Having laid the groundwork for an insanity defense, Robinson began
calling witnesses who could back up his assertion. The first witness
was Ruth Pomeroy. Under intense questioning by Robinson, Ruth Pomeroy
recounted the number of childhood illnesses that had left Jesse
insane. Most notable was the sickness he suffered just before his
first birthday, a brain fever which prompted a three-day delirium
followed by an unexplained shaking of the head. From then on, Jesse
suffered from numerous mental ailments: insomnia, dizziness and
frequent violent headaches. Ruth Pomeroy testified that her youngest
son was “addicted to dreaming extravagant dreams, which would haunt
him the following day,” Schechter writes.

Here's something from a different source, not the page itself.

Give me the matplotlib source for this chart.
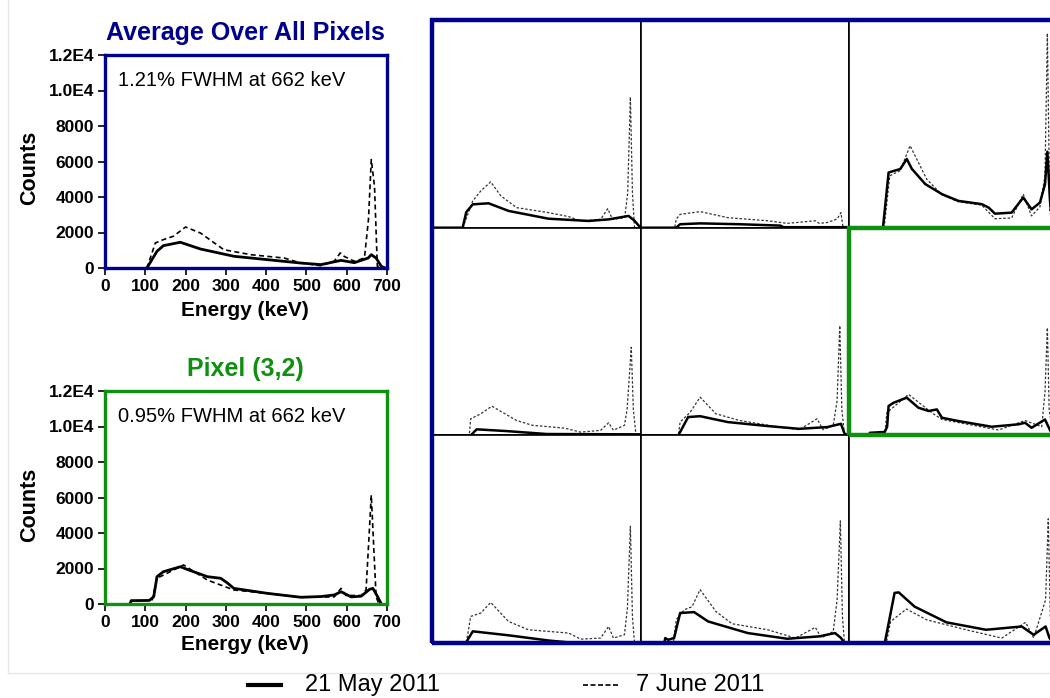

The next witnesses followed similar lines of testimony. Neighbors
described how he had a peculiar desire to hurt animals and that
sometimes during play he would run off holding his head as if in great
agony. Another told of witnessing Jesse stabbing a small kitten, while
his school teacher took the stand and described a boy prone to loud
outbursts in class and disruptive behavior that, when punished,
elicited cries of injustice from Jesse. He wasn't to blame, he would
tell his teacher. He couldn't help it.
Additional key testimony came from the victims of Jesse's
molestation. The last victim, Robert Gould, still bore the scars on
his face from where Jesse's knife had cut him. The victim’s pitiful
tales of the cruelties inflicted by Jesse Pomeroy might well have
backfired on Robinson, who had hoped they would help prove his
client's insanity. Instead, they may have caused such anger in the
jury that the 12 men would never stand to acquit Jesse, no matter how
crazy he was.
Next Robinson called the alienists to the stand.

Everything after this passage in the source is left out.